Peaks and Pits

Back in my youth ministry days I developed a tradition of including within each youth group gathering something that we called “Peaks and Pits.”  Each week we would go around the room and each person would share their peak – their high point of the last week; and then their pit – the worst moments of the past few days.  I discovered it was a great way of building community.  It invited the young people to share with their peers, in a safe and loving environment, what was happening in their lives so that we could enter into both their joy and their pain.  It allowed us to care for one another in a rather profound way.   “Weep with those who weep, rejoice with those who rejoice,” as the Apostle Paul put it.

I have to confess that this idea wasn’t original with me.  In fact, this exercise is commonly known as the Prayer of Examen and is typically credited to St. Ignatius of Loyola (1491-1556), who encouraged fellow followers to engage in the practice for developing a deeper level of spiritual sensitivity and for recognizing the presence of God throughout the day.

In its most basic form, this practice is simply looking back over the past day (or week or month, season or year), the big and small aspects and asking yourself, in an intentional and prayerful manner, two simple questions:

For what moment today am I most grateful? 

For what moment today am I least grateful?

There are other ways to ask the same questions: When did I feel most alive today? When did I feel life draining out of me? / When was I happiest today? When was I saddest? / When did I feel closest to God? When did I feel most disconnected from God?

As a family, we have incorporated this practice into our evening dinnertime.  As we are eating, we go around the table and share our ‘peaks and pits.’  It has become an important family ritual, and one of the great ways that we stay connected, especially as blended family.  The other night, after a rather long and stressful day, as we sat down for dinner, said a little prayer and started digging in, Kelli rather forcefully put her hands down on the table – startling the rest of us – and she said, “THIS!  This is my peak!  All of us here around this table.  This is what I’m most thankful for today.”  It was a moment of grace and gratitude.

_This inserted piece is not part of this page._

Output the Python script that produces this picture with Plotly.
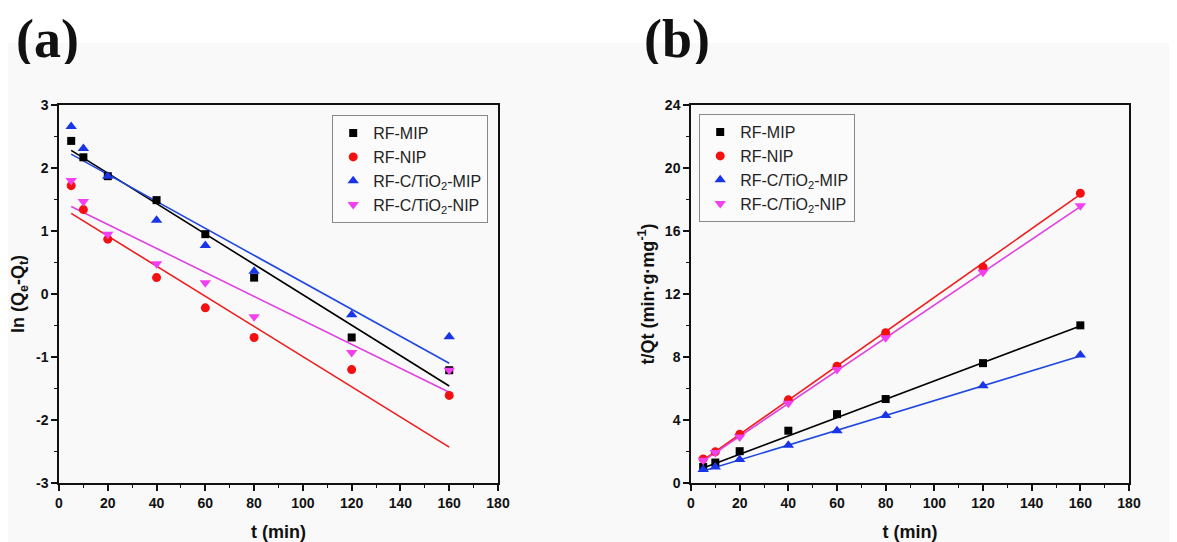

During this season of Lent, we have been inviting one another to wake up and make space in our hearts for that which is holy; to remember that each moment is sacred, that each day of the journey holds the possibility for experiencing God’s abundant mercy. 

What about you?  What has been your peak in the last 24 hours?  What’s been your pit?  Where, in the last couple of weeks, have you felt most alive?  In what moment did you feel life draining out of you?  When did you feel closest to God?

As we open our hearts to all that is around us, may we discover that God is present in all of it, and may we discover moments of sacred grace everywhere we go, in nearly everything we do.